Stress brings potent cellular game-changer
UPDATE 03/07/14 - The study described in the following article has been retracted by its publishers on the basis of errors and misconduct in the research and review processes.
A statement from science journal Nature confirmed the retraction this week, saying "multiple errors impair the credibility of the study as a whole".
"Ongoing studies are investigating this phenomenon afresh, but given the extensive nature of the errors currently found, we consider it appropriate to retract both papers," it said.
ORIGINAL TEXT FOLLOWS
A new technique is being developed that would allow human cells to be turned back into stem cells, and grown into virtually any body part.
Not only this, but because of a recent breakthrough the process may be much faster and simpler than ever imagined.
Some Japanese researchers have created a way to turn back the clock on cells by throwing them in a chemical bath and waiting.
“It’s amazing. I would have never thought external stress could have this effect,” says Yoshiki Sasai, a stem-cell researcher at the RIKEN Centre for Developmental Biology in Kobe, Japan, and a co-author of the latest study.
The new technique involves stressing cells almost to the point of death, which forces them back to a state where they can grow into one of the myriad different varieties that make up our bodies
Three stressors were applied to force the change; a bacterial toxin that perforates the cell membrane, exposure to low pH and physical squeezing. At the end of this ordeal, the cells have been seen to take up roles throughout the body of test subject mice.
The phenomenon has been dubbed stimulus-triggered acquisition of pluripotency (STAP).
The development of STAP cells has been the result of years of gruelling work from one researcher in particular; Dr Haruko Obokata, a young stem-cell biologist.
Obokata was the first to detect the possibility that cells under extreme stress cold revert to a previous states. More than five years have passed before she has been given the recognition from her peers that the research now clearly deserves.
With heroic modesty, Dr Obokata says “there were some really hard days,” trying to change the scientific understanding of life.
Researchers have already reprogrammed many different cell types, including from the brain, skin, lungs and liver. So far it appears the method will work with most, if not all, mammal cell types.

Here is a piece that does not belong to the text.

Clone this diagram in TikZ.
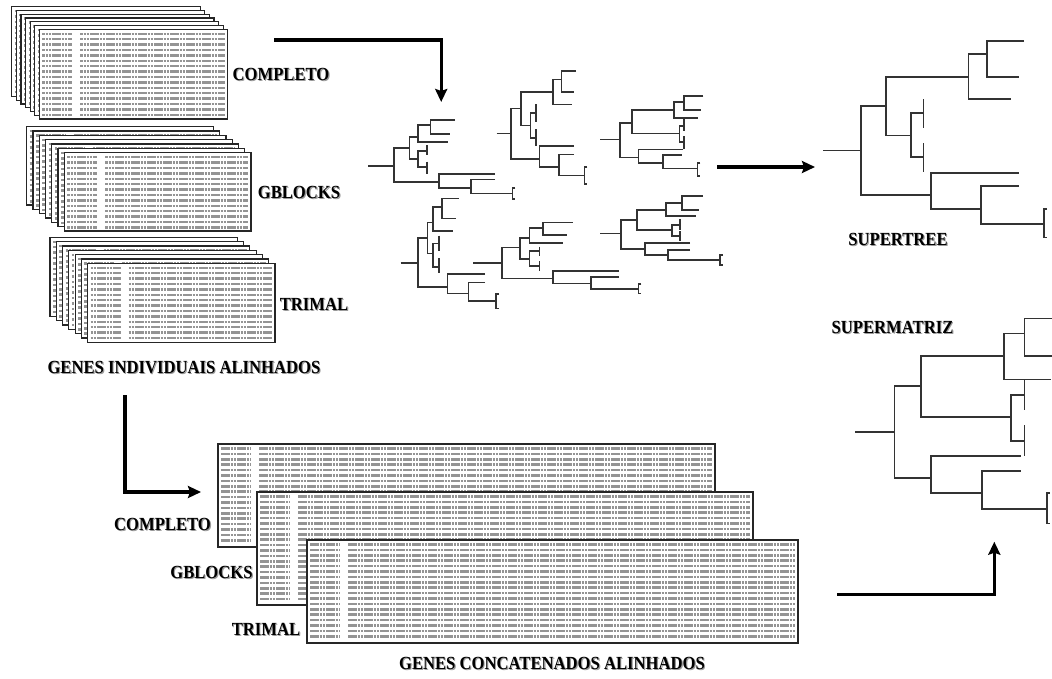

Of key interest is the finding that STAP cells can form placental tissue. This simple discovery will likely make cloning much faster and easier, as it would allow a clone to be made without involving separate sperm, egg and fertilisation processes.
On average, Obokata says twenty-five per cent of the cells survive the stress and of those, thirty per cent convert to pluripotent cells. With previous method for making similar but less useful cells, just one per cent of attempts were successful, and took weeks.
There are many hurdles between this discovery and the ability to generate replacement limbs, organs and other body parts – however, it certainly brings the possibility a great deal closer while also opening an entirely new avenue for research and medical developments along the way.